Celebrating the life and work of surgeon Christian Fenger
Christian Fenger grew up in Denmark as the son of a farmer, but Fenger wasn’t content to take on his father’s calling. Instead, he studied medicine at the University of Copenhagen in the 1860s, when he was called to serve as a surgeon during the Danish war with Prussia. He eventually received his diploma and gained a reputation as an innovator for inventing instruments to locate and extract bullets.
But when he was passed over for a professor of pathology appointment, he sought opportunities outside his home country. He practiced medicine in Egypt before being persuaded by a friend to move to Chicago in 1877. There, he served as the chief pathologist at the County Hospital until 1893, when he became a professor of surgery at Northwestern.
His knowledge of pathology and anatomy garnered him the reputation of one of the great surgeons of his time. He conducted thousands of post-mortem examinations and brought new procedures to the Midwest; he was said to have conducted the first hysterectomy in Chicago.
“It may be said that Fenger laid the foundation in Chicago not only for the modern surgeon, but also for the modern internist through his teaching of systematic and thorough examinations, and to use these to properly interpret pathology,” according to a biography written in 1913.

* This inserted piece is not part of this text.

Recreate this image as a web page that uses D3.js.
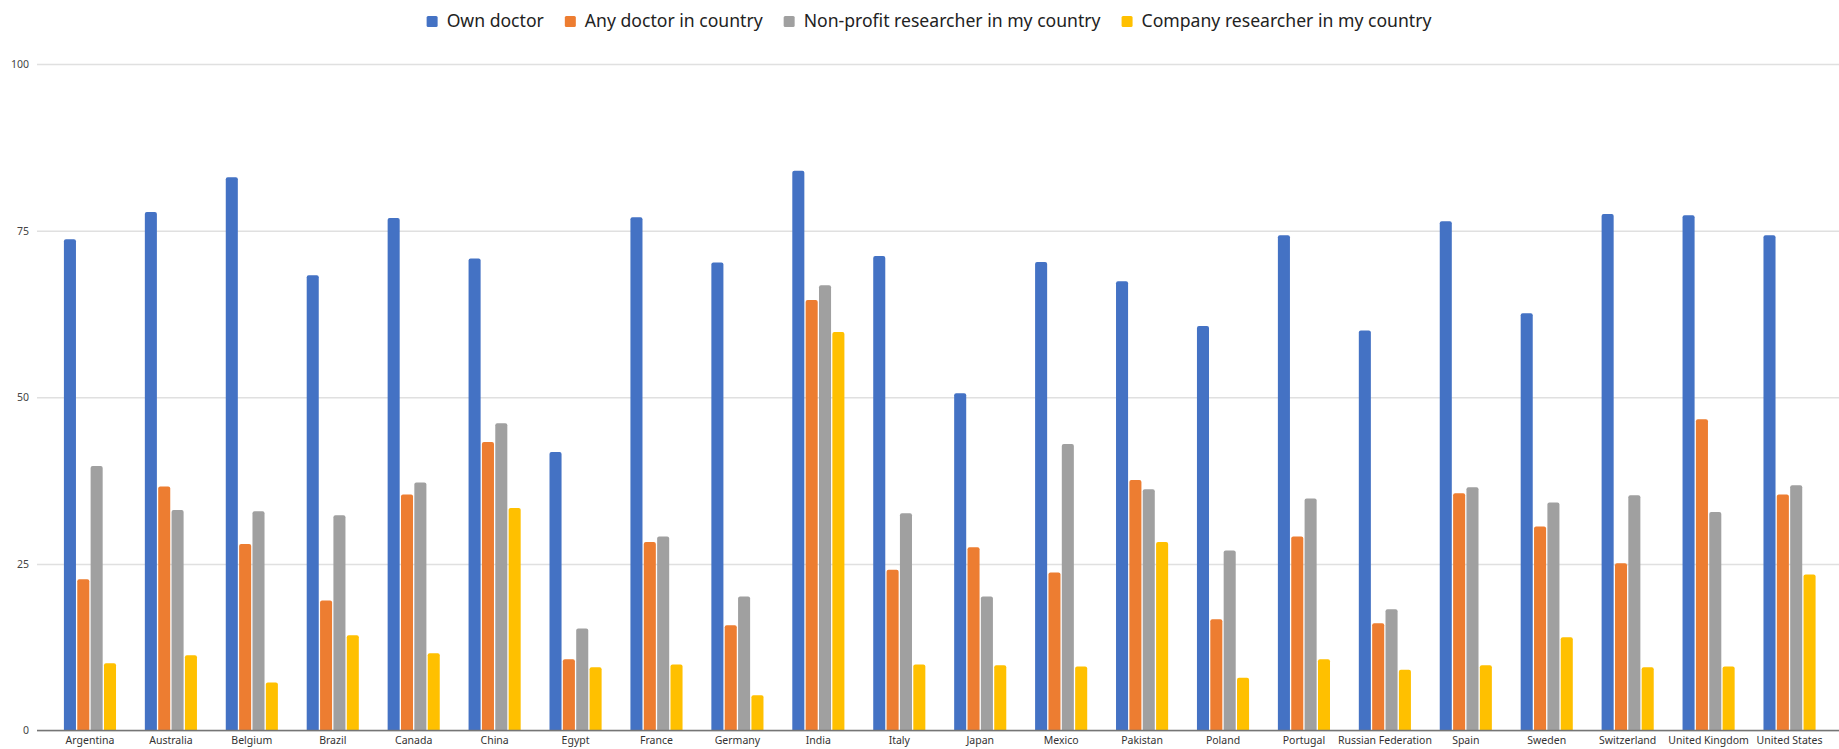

He was also known as an excellent teacher who trained numerous students and assistants and “frequently forgot the passage of time in the apparent joy of teaching,” according to a 1922 publication written in his honor. Several of his students became prominent physicians, including brothers Charles Horace and William James Mayo, as well as Nicholas Senn and James B. Herrick. Today, Christian Fenger Academy High School in Chicago is named in his honor.
Upon his death in 1902, a plaster death mask of his face and head was created as a memento of his successful life. The mask, now part of the Galter Health Sciences Library and Learning Center’s collection, is pictured here, along with surgery and pathology tools from the period in which Fenger worked.
CAPTIONS
- Plaster death mask of Christian Fenger sculpted by Clio Hinton Bracken in 1902.
- Late 19th century post-mortem dissection kit housed in a fitted wood case containing 25 instruments, including a bone saw, hammer, heavy bone chisel, scissors, scalpels, tweezers, tissue retracting chains with hooks, and more.
- Carl Zeiss photomicrographic microscope with rotating three objective lens, coarse and fine tuning, circular rotating stage, jug handle, and horseshoe base engraved “Ph,” which identifies the microscope as the photomicrographic model. Circa 1899.
All items are part of the Galter Health Sciences Library and Learning Center’s collection.